### Data section
####

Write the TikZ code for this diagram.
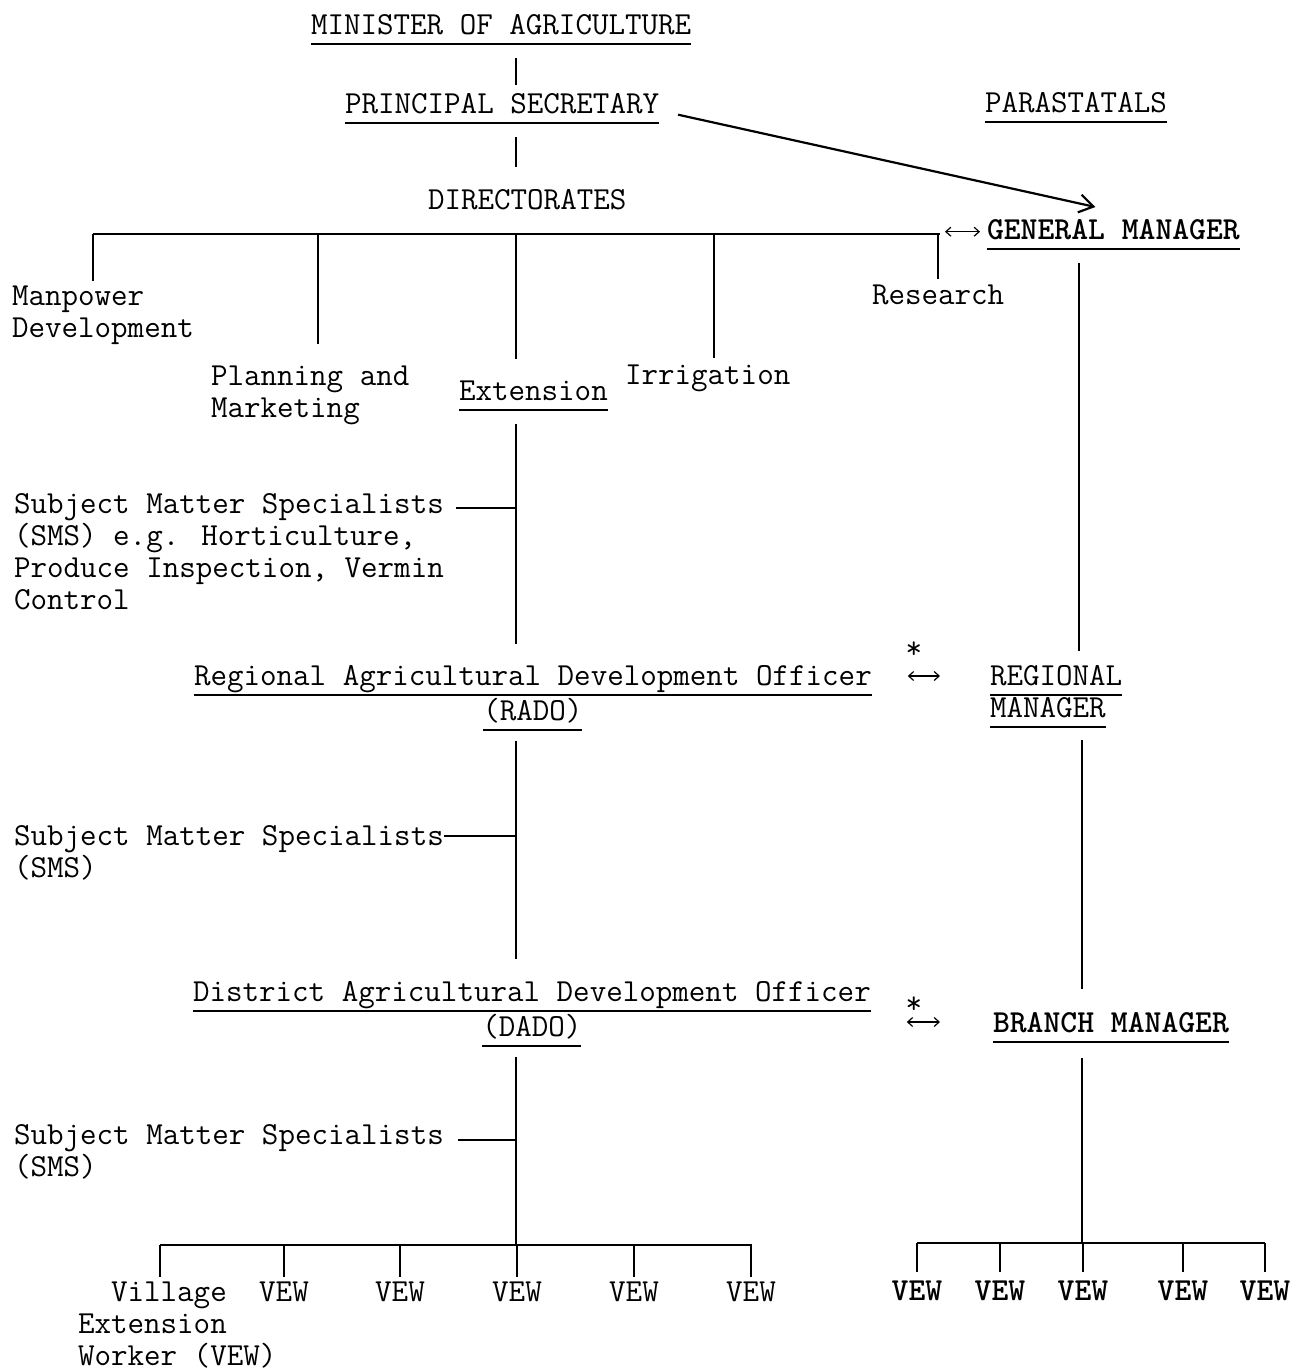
\documentclass[tikz,border=0pt]{standalone}
\usetikzlibrary{arrows.meta,calc}
\newbox\ulbox
\newbox\wbox
\newcommand\myul[1]{\setbox\ulbox\hbox{#1}\dp\ulbox=0pt\vtop{\box\ulbox\kern4.5pt\hrule height 0.9pt}}
\newcommand\twoc[2]{\setbox\wbox\hbox{#1}\vtop{\copy\wbox\hbox to\wd\wbox{\hss#2\hss}}}
\begin{document}
\begin{tikzpicture}[x=0.5pt,y=-0.5pt,
  every node/.style={font=\ttfamily\fontsize{16.05pt}{16pt}\selectfont, inner sep=0pt, outer sep=0pt},
  txt/.style={anchor=base west},
  ctr/.style={anchor=base},
  bld/.style={font=\ttfamily\bfseries\fontsize{16.05pt}{16pt}\selectfont},
  conn/.style={line width=1.15pt},
  rel/.style={line width=0.6pt, {Straight Barb[length=2.5pt,width=4.5pt]}-{Straight Barb[length=2.5pt,width=4.5pt]}},
  link/.style={line width=1.1pt, -{Straight Barb[length=7pt,width=9pt]}}]
\path[use as bounding box] (0,0) rectangle (1300,1372);

% ---------- nodes ----------
\node[txt] (min) at (311,34) {\myul{MINISTER OF AGRICULTURE}};
\node[txt] (ps) at (345,113) {\myul{PRINCIPAL SECRETARY}};
\node[txt] (dir) at (428,209) {DIRECTORATES};
\node[txt] (par) at (985,112) {\myul{PARASTATALS}};
\node[txt,bld] (gm) at (987,239) {\myul{GENERAL MANAGER}};
\node[txt] (mp) at (12,305) {\vtop{\hbox{Manpower}\hbox{Development}}};
\node[txt] (pm) at (211,385) {\vtop{\hbox{Planning and}\hbox{Marketing}}};
\node[txt] (ext) at (459,400) {\myul{Extension}};
\node[txt] (irr) at (625,384) {Irrigation};
\node[txt] (res) at (872,304) {Research};
\node[txt] (sms1) at (14,513) {\vtop{\hbox{Subject Matter Specialists}\hbox{(SMS) e.g. Horticulture,}\hbox{Produce Inspection, Vermin}\hbox{Control}}};
\node[txt] (rado) at (194,685) {\twoc{\myul{Regional Agricultural Development Officer}}{\myul{(RADO)}}};
\node[txt] (reg) at (990,685) {\vtop{\hbox{\myul{REGIONAL}}\hbox{\myul{MANAGER}}}};
\node[txt] (sms2) at (14,845) {\vtop{\hbox{Subject Matter Specialists}\hbox{(SMS)}}};
\node[txt] (dado) at (193,1001) {\twoc{\myul{District Agricultural Development Officer}}{\myul{(DADO)}}};
\node[txt,bld] (bm) at (993,1032) {\myul{BRANCH MANAGER}};
\node[txt] (sms3) at (14,1144) {\vtop{\hbox{Subject Matter Specialists}\hbox{(SMS)}}};
\node[txt] (vil) at (78,1301) {\vtop{\hbox{\ \ Village}\hbox{Extension}\hbox{Worker (VEW)}}};
\node[ctr] (v1) at (284,1301) {VEW};
\node[ctr] (v2) at (400,1301) {VEW};
\node[ctr] (v3) at (517,1301) {VEW};
\node[ctr] (v4) at (634,1301) {VEW};
\node[ctr] (v5) at (751,1301) {VEW};
\node[ctr,bld] (w1) at (917,1300) {VEW};
\node[ctr,bld] (w2) at (1000,1300) {VEW};
\node[ctr,bld] (w3) at (1083,1300) {VEW};
\node[ctr,bld] (w4) at (1183,1300) {VEW};
\node[ctr,bld] (w5) at (1265,1300) {VEW};
\node (st1) at (914,650) {*};
\node (st2) at (914,1005) {*};

% ---------- coordinates ----------
\coordinate (sp) at (516,0);
\coordinate (rs) at (1079,0);
\coordinate (rs2) at (1082,0);
\coordinate (bL) at (93,234);
\coordinate (bR) at (940,234);
\coordinate (dP) at (318,234);
\coordinate (dE) at (516,234);
\coordinate (dI) at (714,234);
\coordinate (dR) at (938,234);
\coordinate (lbL) at (160,1245);
\coordinate (lbR) at (752,1245);
\coordinate (rbL) at (917,1243);
\coordinate (rbR) at (1265,1243);
\coordinate (s1) at ($(sms1.base east)+(0,-5)$);
\coordinate (s2) at ($(sms2.base east)+(0,-9)$);
\coordinate (s3) at ($(sms3.base east)+(0,-4)$);

% ---------- connectors ----------
\draw[conn, shorten <=6.6pt, shorten >=3.9pt] (min.south -| sp) -- (ps.north -| sp);
\draw[conn, shorten <=6.6pt, shorten >=10.9pt] (ps.south -| sp) -- (dir.north -| sp);
\draw[conn] (bL) -- (bR);
\draw[conn, shorten >=2.4pt] (bL) -- (bL |- mp.north);
\draw[conn, shorten >=10.9pt] (dP) -- (dP |- pm.north);
\draw[conn, shorten >=10.9pt] (dE) -- (dE |- ext.north);
\draw[conn, shorten >=3.4pt] (dI) -- (dI |- irr.north);
\draw[conn, shorten >=2.9pt] (dR) -- (dR |- res.north);
\draw[rel] ($(bR |- gm.mid)+(5,-3)$) -- ($(gm.mid west)+(-7,-3)$);
\draw[link] ($(ps.mid east)+(19,6)$) -- ($(gm.north)+(-18,-12)$);

\draw[conn, shorten <=6.6pt, shorten >=6.9pt] (rs |- gm.south) -- (rs |- reg.north);
\draw[conn, shorten <=6.1pt, shorten >=11.4pt] (rs2 |- reg.south) -- (rs2 |- bm.north);
\draw[conn, shorten <=7.6pt] (rs2 |- bm.south) -- (rs2 |- rbL);
\draw[conn] (rbL) -- (rbR);
\foreach \n in {w1,w2,w3,w4,w5} \draw[conn, shorten >=4.4pt] (\n |- rbL) -- (\n.north);

\draw[conn, shorten <=6.6pt, shorten >=10.4pt] (ext.south -| sp) -- (rado.north -| sp);
\draw[conn, shorten <=6pt] (s1) -- (s1 -| sp);
\draw[conn, shorten <=4.9pt, shorten >=10.9pt] (rado.south -| sp) -- (dado.north -| sp);
\draw[conn] (s2) -- (s2 -| sp);
\draw[conn, shorten <=4.9pt] (dado.south -| sp) -- (sp |- lbL);
\draw[conn, shorten <=7pt] (s3) -- (s3 -| sp);
\draw[conn] (lbL) -- (lbR);
\draw[conn, shorten >=2.4pt] (lbL) -- (lbL |- vil.north);
\foreach \n in {v1,v2,v3,v4,v5} \draw[conn, shorten >=2.4pt] (\n |- lbL) -- (\n.north);

\draw[rel] ($(rado.base east)+(36,-9)$) -- ($(reg.base west)+(-50,-9)$);
\draw[rel] ($(dado.base east)+(36,21)$) -- ($(bm.base west)+(-53,-10)$);
\end{tikzpicture}
\end{document}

####

### Exercise objective
Quote the listing above in full, except for the pictures.

### Task solution
Write the TikZ code for this diagram.
\documentclass[tikz,border=0pt]{standalone}
\usetikzlibrary{arrows.meta,calc}
\newbox\ulbox
\newbox\wbox
\newcommand\myul[1]{\setbox\ulbox\hbox{#1}\dp\ulbox=0pt\vtop{\box\ulbox\kern4.5pt\hrule height 0.9pt}}
\newcommand\twoc[2]{\setbox\wbox\hbox{#1}\vtop{\copy\wbox\hbox to\wd\wbox{\hss#2\hss}}}
\begin{document}
\begin{tikzpicture}[x=0.5pt,y=-0.5pt,
  every node/.style={font=\ttfamily\fontsize{16.05pt}{16pt}\selectfont, inner sep=0pt, outer sep=0pt},
  txt/.style={anchor=base west},
  ctr/.style={anchor=base},
  bld/.style={font=\ttfamily\bfseries\fontsize{16.05pt}{16pt}\selectfont},
  conn/.style={line width=1.15pt},
  rel/.style={line width=0.6pt, {Straight Barb[length=2.5pt,width=4.5pt]}-{Straight Barb[length=2.5pt,width=4.5pt]}},
  link/.style={line width=1.1pt, -{Straight Barb[length=7pt,width=9pt]}}]
\path[use as bounding box] (0,0) rectangle (1300,1372);

% ---------- nodes ----------
\node[txt] (min) at (311,34) {\myul{MINISTER OF AGRICULTURE}};
\node[txt] (ps) at (345,113) {\myul{PRINCIPAL SECRETARY}};
\node[txt] (dir) at (428,209) {DIRECTORATES};
\node[txt] (par) at (985,112) {\myul{PARASTATALS}};
\node[txt,bld] (gm) at (987,239) {\myul{GENERAL MANAGER}};
\node[txt] (mp) at (12,305) {\vtop{\hbox{Manpower}\hbox{Development}}};
\node[txt] (pm) at (211,385) {\vtop{\hbox{Planning and}\hbox{Marketing}}};
\node[txt] (ext) at (459,400) {\myul{Extension}};
\node[txt] (irr) at (625,384) {Irrigation};
\node[txt] (res) at (872,304) {Research};
\node[txt] (sms1) at (14,513) {\vtop{\hbox{Subject Matter Specialists}\hbox{(SMS) e.g. Horticulture,}\hbox{Produce Inspection, Vermin}\hbox{Control}}};
\node[txt] (rado) at (194,685) {\twoc{\myul{Regional Agricultural Development Officer}}{\myul{(RADO)}}};
\node[txt] (reg) at (990,685) {\vtop{\hbox{\myul{REGIONAL}}\hbox{\myul{MANAGER}}}};
\node[txt] (sms2) at (14,845) {\vtop{\hbox{Subject Matter Specialists}\hbox{(SMS)}}};
\node[txt] (dado) at (193,1001) {\twoc{\myul{District Agricultural Development Officer}}{\myul{(DADO)}}};
\node[txt,bld] (bm) at (993,1032) {\myul{BRANCH MANAGER}};
\node[txt] (sms3) at (14,1144) {\vtop{\hbox{Subject Matter Specialists}\hbox{(SMS)}}};
\node[txt] (vil) at (78,1301) {\vtop{\hbox{\ \ Village}\hbox{Extension}\hbox{Worker (VEW)}}};
\node[ctr] (v1) at (284,1301) {VEW};
\node[ctr] (v2) at (400,1301) {VEW};
\node[ctr] (v3) at (517,1301) {VEW};
\node[ctr] (v4) at (634,1301) {VEW};
\node[ctr] (v5) at (751,1301) {VEW};
\node[ctr,bld] (w1) at (917,1300) {VEW};
\node[ctr,bld] (w2) at (1000,1300) {VEW};
\node[ctr,bld] (w3) at (1083,1300) {VEW};
\node[ctr,bld] (w4) at (1183,1300) {VEW};
\node[ctr,bld] (w5) at (1265,1300) {VEW};
\node (st1) at (914,650) {*};
\node (st2) at (914,1005) {*};

% ---------- coordinates ----------
\coordinate (sp) at (516,0);
\coordinate (rs) at (1079,0);
\coordinate (rs2) at (1082,0);
\coordinate (bL) at (93,234);
\coordinate (bR) at (940,234);
\coordinate (dP) at (318,234);
\coordinate (dE) at (516,234);
\coordinate (dI) at (714,234);
\coordinate (dR) at (938,234);
\coordinate (lbL) at (160,1245);
\coordinate (lbR) at (752,1245);
\coordinate (rbL) at (917,1243);
\coordinate (rbR) at (1265,1243);
\coordinate (s1) at ($(sms1.base east)+(0,-5)$);
\coordinate (s2) at ($(sms2.base east)+(0,-9)$);
\coordinate (s3) at ($(sms3.base east)+(0,-4)$);

% ---------- connectors ----------
\draw[conn, shorten <=6.6pt, shorten >=3.9pt] (min.south -| sp) -- (ps.north -| sp);
\draw[conn, shorten <=6.6pt, shorten >=10.9pt] (ps.south -| sp) -- (dir.north -| sp);
\draw[conn] (bL) -- (bR);
\draw[conn, shorten >=2.4pt] (bL) -- (bL |- mp.north);
\draw[conn, shorten >=10.9pt] (dP) -- (dP |- pm.north);
\draw[conn, shorten >=10.9pt] (dE) -- (dE |- ext.north);
\draw[conn, shorten >=3.4pt] (dI) -- (dI |- irr.north);
\draw[conn, shorten >=2.9pt] (dR) -- (dR |- res.north);
\draw[rel] ($(bR |- gm.mid)+(5,-3)$) -- ($(gm.mid west)+(-7,-3)$);
\draw[link] ($(ps.mid east)+(19,6)$) -- ($(gm.north)+(-18,-12)$);

\draw[conn, shorten <=6.6pt, shorten >=6.9pt] (rs |- gm.south) -- (rs |- reg.north);
\draw[conn, shorten <=6.1pt, shorten >=11.4pt] (rs2 |- reg.south) -- (rs2 |- bm.north);
\draw[conn, shorten <=7.6pt] (rs2 |- bm.south) -- (rs2 |- rbL);
\draw[conn] (rbL) -- (rbR);
\foreach \n in {w1,w2,w3,w4,w5} \draw[conn, shorten >=4.4pt] (\n |- rbL) -- (\n.north);

\draw[conn, shorten <=6.6pt, shorten >=10.4pt] (ext.south -| sp) -- (rado.north -| sp);
\draw[conn, shorten <=6pt] (s1) -- (s1 -| sp);
\draw[conn, shorten <=4.9pt, shorten >=10.9pt] (rado.south -| sp) -- (dado.north -| sp);
\draw[conn] (s2) -- (s2 -| sp);
\draw[conn, shorten <=4.9pt] (dado.south -| sp) -- (sp |- lbL);
\draw[conn, shorten <=7pt] (s3) -- (s3 -| sp);
\draw[conn] (lbL) -- (lbR);
\draw[conn, shorten >=2.4pt] (lbL) -- (lbL |- vil.north);
\foreach \n in {v1,v2,v3,v4,v5} \draw[conn, shorten >=2.4pt] (\n |- lbL) -- (\n.north);

\draw[rel] ($(rado.base east)+(36,-9)$) -- ($(reg.base west)+(-50,-9)$);
\draw[rel] ($(dado.base east)+(36,21)$) -- ($(bm.base west)+(-53,-10)$);
\end{tikzpicture}
\end{document}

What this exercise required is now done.